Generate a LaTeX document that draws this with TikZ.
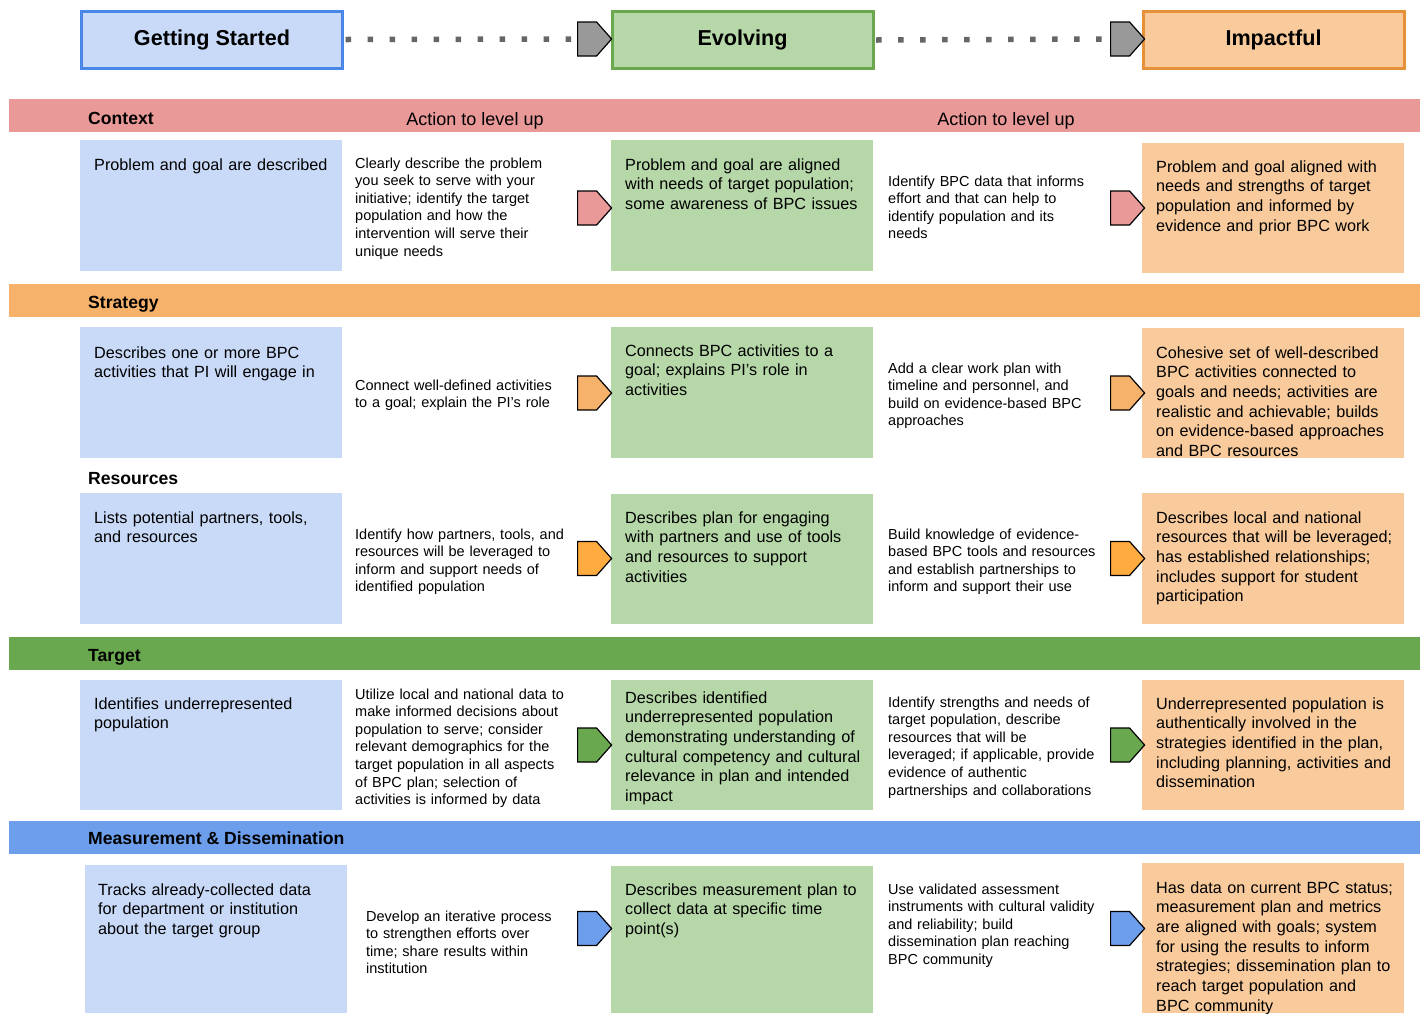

========

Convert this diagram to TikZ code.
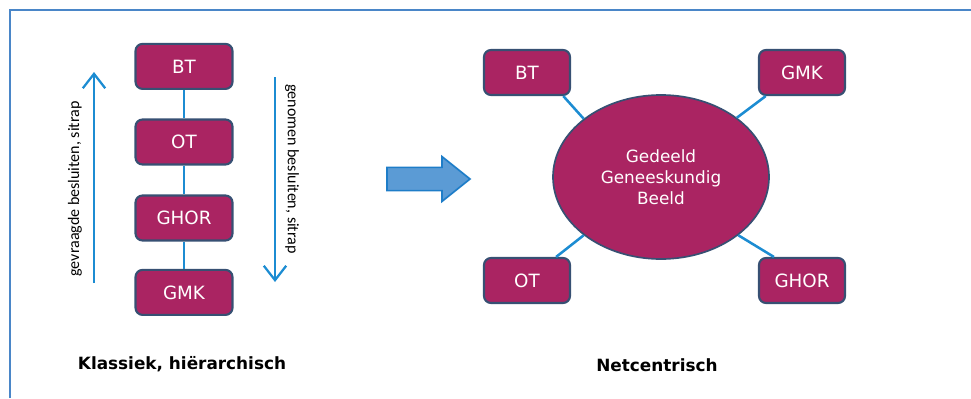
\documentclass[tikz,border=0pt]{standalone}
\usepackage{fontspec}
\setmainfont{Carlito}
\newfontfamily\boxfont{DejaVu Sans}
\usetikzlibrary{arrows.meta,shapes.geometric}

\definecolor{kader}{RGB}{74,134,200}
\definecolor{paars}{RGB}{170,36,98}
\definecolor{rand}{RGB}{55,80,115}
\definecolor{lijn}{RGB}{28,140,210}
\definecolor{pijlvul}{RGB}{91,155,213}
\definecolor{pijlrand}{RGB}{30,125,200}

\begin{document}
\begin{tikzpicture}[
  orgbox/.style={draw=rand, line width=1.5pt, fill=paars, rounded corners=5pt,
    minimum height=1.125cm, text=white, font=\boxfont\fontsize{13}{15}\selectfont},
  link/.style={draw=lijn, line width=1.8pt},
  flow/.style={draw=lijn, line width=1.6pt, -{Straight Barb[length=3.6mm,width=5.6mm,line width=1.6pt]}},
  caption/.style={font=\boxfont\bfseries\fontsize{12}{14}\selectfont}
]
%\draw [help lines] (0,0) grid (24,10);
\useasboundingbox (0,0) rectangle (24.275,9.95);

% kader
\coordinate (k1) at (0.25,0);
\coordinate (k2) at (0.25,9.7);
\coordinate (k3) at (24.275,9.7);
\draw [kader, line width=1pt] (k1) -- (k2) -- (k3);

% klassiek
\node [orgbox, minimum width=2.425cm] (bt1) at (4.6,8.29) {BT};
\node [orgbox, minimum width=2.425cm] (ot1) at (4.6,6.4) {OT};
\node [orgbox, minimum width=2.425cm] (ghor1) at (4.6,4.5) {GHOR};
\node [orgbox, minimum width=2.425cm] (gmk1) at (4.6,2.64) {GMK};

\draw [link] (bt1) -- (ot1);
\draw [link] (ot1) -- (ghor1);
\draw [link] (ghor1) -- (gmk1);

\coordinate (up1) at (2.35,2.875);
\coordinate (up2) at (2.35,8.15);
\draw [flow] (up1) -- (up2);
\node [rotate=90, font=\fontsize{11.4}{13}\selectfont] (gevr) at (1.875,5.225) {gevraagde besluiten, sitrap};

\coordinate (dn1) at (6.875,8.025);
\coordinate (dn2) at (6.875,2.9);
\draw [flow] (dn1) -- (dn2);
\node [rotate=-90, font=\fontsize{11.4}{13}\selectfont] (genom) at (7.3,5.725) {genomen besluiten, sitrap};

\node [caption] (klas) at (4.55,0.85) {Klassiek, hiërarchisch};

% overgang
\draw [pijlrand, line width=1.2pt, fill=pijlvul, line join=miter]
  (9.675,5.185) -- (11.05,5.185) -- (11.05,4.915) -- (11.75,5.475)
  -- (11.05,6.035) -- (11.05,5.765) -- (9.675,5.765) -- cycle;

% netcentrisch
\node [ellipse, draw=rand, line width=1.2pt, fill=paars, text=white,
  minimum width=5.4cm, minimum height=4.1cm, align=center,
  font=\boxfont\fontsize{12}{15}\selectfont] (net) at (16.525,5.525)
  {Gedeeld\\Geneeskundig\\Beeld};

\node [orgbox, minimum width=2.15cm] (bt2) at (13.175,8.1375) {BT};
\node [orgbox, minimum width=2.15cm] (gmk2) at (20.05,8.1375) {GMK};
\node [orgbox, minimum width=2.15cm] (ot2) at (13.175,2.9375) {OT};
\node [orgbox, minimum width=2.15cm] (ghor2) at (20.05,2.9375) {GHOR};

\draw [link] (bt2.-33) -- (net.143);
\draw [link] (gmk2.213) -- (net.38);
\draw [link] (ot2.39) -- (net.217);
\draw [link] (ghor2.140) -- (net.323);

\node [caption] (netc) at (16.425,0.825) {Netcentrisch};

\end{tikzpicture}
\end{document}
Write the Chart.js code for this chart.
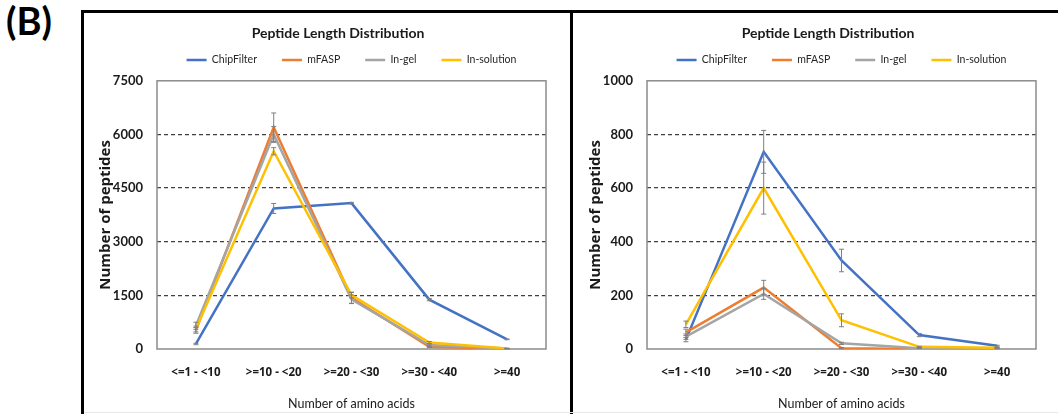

========

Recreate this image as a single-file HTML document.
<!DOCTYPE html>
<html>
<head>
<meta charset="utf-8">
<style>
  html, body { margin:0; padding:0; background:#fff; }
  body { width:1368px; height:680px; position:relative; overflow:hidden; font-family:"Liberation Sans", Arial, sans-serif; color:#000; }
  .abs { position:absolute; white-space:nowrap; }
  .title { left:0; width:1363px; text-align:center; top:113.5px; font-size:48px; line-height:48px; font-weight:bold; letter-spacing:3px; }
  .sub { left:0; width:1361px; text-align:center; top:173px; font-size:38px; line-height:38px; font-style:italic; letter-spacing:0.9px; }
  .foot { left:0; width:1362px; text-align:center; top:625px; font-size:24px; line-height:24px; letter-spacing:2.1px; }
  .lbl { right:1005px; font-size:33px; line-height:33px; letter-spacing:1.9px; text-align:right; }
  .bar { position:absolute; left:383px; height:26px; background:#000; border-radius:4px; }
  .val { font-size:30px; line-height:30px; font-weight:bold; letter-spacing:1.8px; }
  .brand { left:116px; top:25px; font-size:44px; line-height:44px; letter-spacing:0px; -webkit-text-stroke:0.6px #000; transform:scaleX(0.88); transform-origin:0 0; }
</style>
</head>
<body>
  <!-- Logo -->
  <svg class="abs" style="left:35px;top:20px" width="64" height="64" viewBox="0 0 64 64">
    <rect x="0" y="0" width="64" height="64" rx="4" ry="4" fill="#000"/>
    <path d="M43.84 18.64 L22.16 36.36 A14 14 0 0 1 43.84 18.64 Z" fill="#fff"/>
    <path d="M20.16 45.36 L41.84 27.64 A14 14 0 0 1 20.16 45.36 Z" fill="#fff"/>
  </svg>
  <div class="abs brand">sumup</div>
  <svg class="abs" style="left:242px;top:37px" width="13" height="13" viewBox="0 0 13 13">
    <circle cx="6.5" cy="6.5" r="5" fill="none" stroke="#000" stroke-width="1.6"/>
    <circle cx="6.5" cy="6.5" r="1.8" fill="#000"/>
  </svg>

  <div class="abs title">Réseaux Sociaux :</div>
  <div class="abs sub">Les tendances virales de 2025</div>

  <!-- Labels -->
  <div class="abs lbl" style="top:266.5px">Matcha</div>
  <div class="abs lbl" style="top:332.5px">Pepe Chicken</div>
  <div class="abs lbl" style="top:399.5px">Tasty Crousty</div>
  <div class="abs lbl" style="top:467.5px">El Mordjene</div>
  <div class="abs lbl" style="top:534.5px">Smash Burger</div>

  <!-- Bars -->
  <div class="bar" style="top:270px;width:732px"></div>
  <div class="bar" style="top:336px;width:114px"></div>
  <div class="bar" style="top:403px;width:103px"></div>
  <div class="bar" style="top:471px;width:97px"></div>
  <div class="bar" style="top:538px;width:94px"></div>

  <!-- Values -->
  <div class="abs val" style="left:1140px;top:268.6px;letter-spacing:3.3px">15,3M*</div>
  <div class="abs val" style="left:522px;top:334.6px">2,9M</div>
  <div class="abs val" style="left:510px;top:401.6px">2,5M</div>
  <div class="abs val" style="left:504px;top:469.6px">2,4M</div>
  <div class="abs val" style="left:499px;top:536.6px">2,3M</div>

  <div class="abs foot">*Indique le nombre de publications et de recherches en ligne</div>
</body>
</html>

========

## Task directions
Return exactly the lines from the one with "Convert this diagram to TikZ code." to the one with "(0,0) rectangle (24.275,9.95);", inclusive, and nothing else; skip the pictures.

## The result
Convert this diagram to TikZ code.
\documentclass[tikz,border=0pt]{standalone}
\usepackage{fontspec}
\setmainfont{Carlito}
\newfontfamily\boxfont{DejaVu Sans}
\usetikzlibrary{arrows.meta,shapes.geometric}

\definecolor{kader}{RGB}{74,134,200}
\definecolor{paars}{RGB}{170,36,98}
\definecolor{rand}{RGB}{55,80,115}
\definecolor{lijn}{RGB}{28,140,210}
\definecolor{pijlvul}{RGB}{91,155,213}
\definecolor{pijlrand}{RGB}{30,125,200}

\begin{document}
\begin{tikzpicture}[
  orgbox/.style={draw=rand, line width=1.5pt, fill=paars, rounded corners=5pt,
    minimum height=1.125cm, text=white, font=\boxfont\fontsize{13}{15}\selectfont},
  link/.style={draw=lijn, line width=1.8pt},
  flow/.style={draw=lijn, line width=1.6pt, -{Straight Barb[length=3.6mm,width=5.6mm,line width=1.6pt]}},
  caption/.style={font=\boxfont\bfseries\fontsize{12}{14}\selectfont}
]
%\draw [help lines] (0,0) grid (24,10);
\useasboundingbox (0,0) rectangle (24.275,9.95);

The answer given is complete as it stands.